A chilled white wine such as Sauvignon Blanc or a sparkling lemonade pairs beautifully with the sweet-savory flavors.
Storage Tips for Freshness and Safety
If you have leftovers, allow the skewers to cool to room temperature before storing.
Transfer them into an airtight container and refrigerate for up to three days.
To reheat, place the shrimp and pineapple in a skillet over medium heat for a few minutes until warmed through—this method helps maintain texture better than the microwave.
Freezing is not recommended once cooked, as shrimp tend to become rubbery after thawing.
If you’d like to prepare ahead, marinate the shrimp and vegetables separately, then assemble and grill just before serving for the freshest results.
Frequently Asked Questions
1. Can I use frozen pineapple instead of fresh?

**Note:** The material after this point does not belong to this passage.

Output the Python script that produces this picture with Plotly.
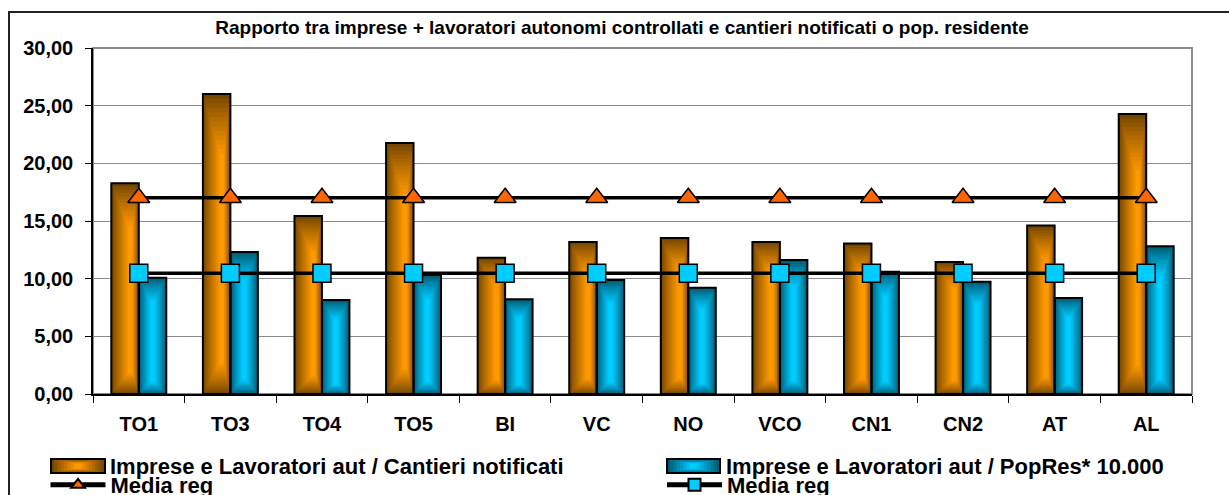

Yes, frozen pineapple can be used, but make sure to thaw and pat it dry before threading onto skewers. Excess moisture may cause flare-ups on the grill and prevent caramelization.
2. What other vegetables can I use in place of bell peppers?
You can easily swap bell peppers for zucchini, red onion, cherry tomatoes, or mushrooms. Choose vegetables that cook at the same speed as shrimp to avoid over- or undercooking.
3. How do I know when shrimp are fully cooked?
Shrimp are done when they turn pink, opaque, and slightly curled into a “C” shape. If they curl tightly into an “O,” they are overcooked and may taste rubbery.
4. Can I cook these skewers without a grill?
Absolutely! You can cook them on a stovetop grill pan, under the broiler, or even in an air fryer. The cooking time remains short—around three to four minutes per side.
5. Is it possible to make this recipe ahead of time?
Yes, you can marinate the shrimp and vegetables up to 24 hours in advance and keep them in the refrigerator.
For best results, thread them onto skewers and grill just before serving to ensure freshness and the perfect texture.